» **Work to complete**: Write out the material again exactly, please, and omit the pictures.

» **Raw data**:
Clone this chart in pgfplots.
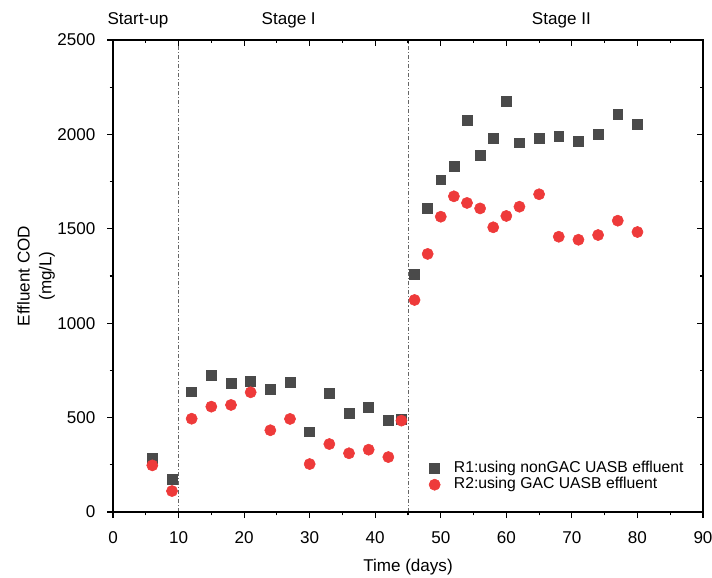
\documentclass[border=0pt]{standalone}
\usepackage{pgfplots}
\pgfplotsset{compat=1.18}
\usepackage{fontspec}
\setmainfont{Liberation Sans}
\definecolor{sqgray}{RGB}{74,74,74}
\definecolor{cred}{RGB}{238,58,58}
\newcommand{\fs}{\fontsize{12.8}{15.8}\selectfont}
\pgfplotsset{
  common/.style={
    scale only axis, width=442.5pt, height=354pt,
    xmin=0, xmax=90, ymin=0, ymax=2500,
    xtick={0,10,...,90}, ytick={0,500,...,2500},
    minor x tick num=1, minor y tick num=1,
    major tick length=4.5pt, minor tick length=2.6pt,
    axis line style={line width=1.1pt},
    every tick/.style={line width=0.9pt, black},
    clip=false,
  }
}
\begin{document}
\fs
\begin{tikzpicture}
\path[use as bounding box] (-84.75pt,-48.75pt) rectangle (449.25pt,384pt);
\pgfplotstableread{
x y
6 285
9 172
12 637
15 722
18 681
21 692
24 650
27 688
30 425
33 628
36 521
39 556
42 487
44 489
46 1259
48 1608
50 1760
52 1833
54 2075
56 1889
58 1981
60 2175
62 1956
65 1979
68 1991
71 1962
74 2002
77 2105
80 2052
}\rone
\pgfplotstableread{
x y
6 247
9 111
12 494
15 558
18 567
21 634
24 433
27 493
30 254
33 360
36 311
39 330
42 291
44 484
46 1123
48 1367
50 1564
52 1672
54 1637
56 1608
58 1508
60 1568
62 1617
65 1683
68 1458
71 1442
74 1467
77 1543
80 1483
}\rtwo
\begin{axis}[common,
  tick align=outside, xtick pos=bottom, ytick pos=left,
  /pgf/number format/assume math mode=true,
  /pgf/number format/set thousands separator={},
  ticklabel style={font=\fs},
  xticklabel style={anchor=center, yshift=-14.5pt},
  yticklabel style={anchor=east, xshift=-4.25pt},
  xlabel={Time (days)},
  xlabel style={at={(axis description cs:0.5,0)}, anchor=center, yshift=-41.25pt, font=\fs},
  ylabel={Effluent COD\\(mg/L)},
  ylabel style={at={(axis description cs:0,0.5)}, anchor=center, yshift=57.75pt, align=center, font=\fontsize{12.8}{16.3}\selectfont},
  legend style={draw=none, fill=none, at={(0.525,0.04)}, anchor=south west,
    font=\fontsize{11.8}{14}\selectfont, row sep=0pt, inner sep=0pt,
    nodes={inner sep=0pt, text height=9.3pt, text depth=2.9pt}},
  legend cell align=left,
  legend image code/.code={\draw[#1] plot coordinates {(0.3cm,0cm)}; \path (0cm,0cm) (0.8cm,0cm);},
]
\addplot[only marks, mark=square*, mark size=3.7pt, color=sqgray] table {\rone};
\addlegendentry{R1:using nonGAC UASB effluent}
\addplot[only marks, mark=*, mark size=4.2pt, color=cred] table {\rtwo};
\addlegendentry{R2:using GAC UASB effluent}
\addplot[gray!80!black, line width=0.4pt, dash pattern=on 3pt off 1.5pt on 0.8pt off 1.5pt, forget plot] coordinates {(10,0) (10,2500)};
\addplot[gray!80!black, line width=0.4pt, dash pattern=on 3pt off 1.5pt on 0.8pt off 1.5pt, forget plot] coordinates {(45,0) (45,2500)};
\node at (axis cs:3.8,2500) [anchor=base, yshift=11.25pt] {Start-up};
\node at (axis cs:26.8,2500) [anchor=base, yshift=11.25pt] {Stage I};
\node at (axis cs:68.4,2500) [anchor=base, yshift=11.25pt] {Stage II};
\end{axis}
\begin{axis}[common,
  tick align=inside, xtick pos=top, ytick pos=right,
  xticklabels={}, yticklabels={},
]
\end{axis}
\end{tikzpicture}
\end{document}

» **Exercise result**:
Clone this chart in pgfplots.
\documentclass[border=0pt]{standalone}
\usepackage{pgfplots}
\pgfplotsset{compat=1.18}
\usepackage{fontspec}
\setmainfont{Liberation Sans}
\definecolor{sqgray}{RGB}{74,74,74}
\definecolor{cred}{RGB}{238,58,58}
\newcommand{\fs}{\fontsize{12.8}{15.8}\selectfont}
\pgfplotsset{
  common/.style={
    scale only axis, width=442.5pt, height=354pt,
    xmin=0, xmax=90, ymin=0, ymax=2500,
    xtick={0,10,...,90}, ytick={0,500,...,2500},
    minor x tick num=1, minor y tick num=1,
    major tick length=4.5pt, minor tick length=2.6pt,
    axis line style={line width=1.1pt},
    every tick/.style={line width=0.9pt, black},
    clip=false,
  }
}
\begin{document}
\fs
\begin{tikzpicture}
\path[use as bounding box] (-84.75pt,-48.75pt) rectangle (449.25pt,384pt);
\pgfplotstableread{
x y
6 285
9 172
12 637
15 722
18 681
21 692
24 650
27 688
30 425
33 628
36 521
39 556
42 487
44 489
46 1259
48 1608
50 1760
52 1833
54 2075
56 1889
58 1981
60 2175
62 1956
65 1979
68 1991
71 1962
74 2002
77 2105
80 2052
}\rone
\pgfplotstableread{
x y
6 247
9 111
12 494
15 558
18 567
21 634
24 433
27 493
30 254
33 360
36 311
39 330
42 291
44 484
46 1123
48 1367
50 1564
52 1672
54 1637
56 1608
58 1508
60 1568
62 1617
65 1683
68 1458
71 1442
74 1467
77 1543
80 1483
}\rtwo
\begin{axis}[common,
  tick align=outside, xtick pos=bottom, ytick pos=left,
  /pgf/number format/assume math mode=true,
  /pgf/number format/set thousands separator={},
  ticklabel style={font=\fs},
  xticklabel style={anchor=center, yshift=-14.5pt},
  yticklabel style={anchor=east, xshift=-4.25pt},
  xlabel={Time (days)},
  xlabel style={at={(axis description cs:0.5,0)}, anchor=center, yshift=-41.25pt, font=\fs},
  ylabel={Effluent COD\\(mg/L)},
  ylabel style={at={(axis description cs:0,0.5)}, anchor=center, yshift=57.75pt, align=center, font=\fontsize{12.8}{16.3}\selectfont},
  legend style={draw=none, fill=none, at={(0.525,0.04)}, anchor=south west,
    font=\fontsize{11.8}{14}\selectfont, row sep=0pt, inner sep=0pt,
    nodes={inner sep=0pt, text height=9.3pt, text depth=2.9pt}},
  legend cell align=left,
  legend image code/.code={\draw[#1] plot coordinates {(0.3cm,0cm)}; \path (0cm,0cm) (0.8cm,0cm);},
]
\addplot[only marks, mark=square*, mark size=3.7pt, color=sqgray] table {\rone};
\addlegendentry{R1:using nonGAC UASB effluent}
\addplot[only marks, mark=*, mark size=4.2pt, color=cred] table {\rtwo};
\addlegendentry{R2:using GAC UASB effluent}
\addplot[gray!80!black, line width=0.4pt, dash pattern=on 3pt off 1.5pt on 0.8pt off 1.5pt, forget plot] coordinates {(10,0) (10,2500)};
\addplot[gray!80!black, line width=0.4pt, dash pattern=on 3pt off 1.5pt on 0.8pt off 1.5pt, forget plot] coordinates {(45,0) (45,2500)};
\node at (axis cs:3.8,2500) [anchor=base, yshift=11.25pt] {Start-up};
\node at (axis cs:26.8,2500) [anchor=base, yshift=11.25pt] {Stage I};
\node at (axis cs:68.4,2500) [anchor=base, yshift=11.25pt] {Stage II};
\end{axis}
\begin{axis}[common,
  tick align=inside, xtick pos=top, ytick pos=right,
  xticklabels={}, yticklabels={},
]
\end{axis}
\end{tikzpicture}
\end{document}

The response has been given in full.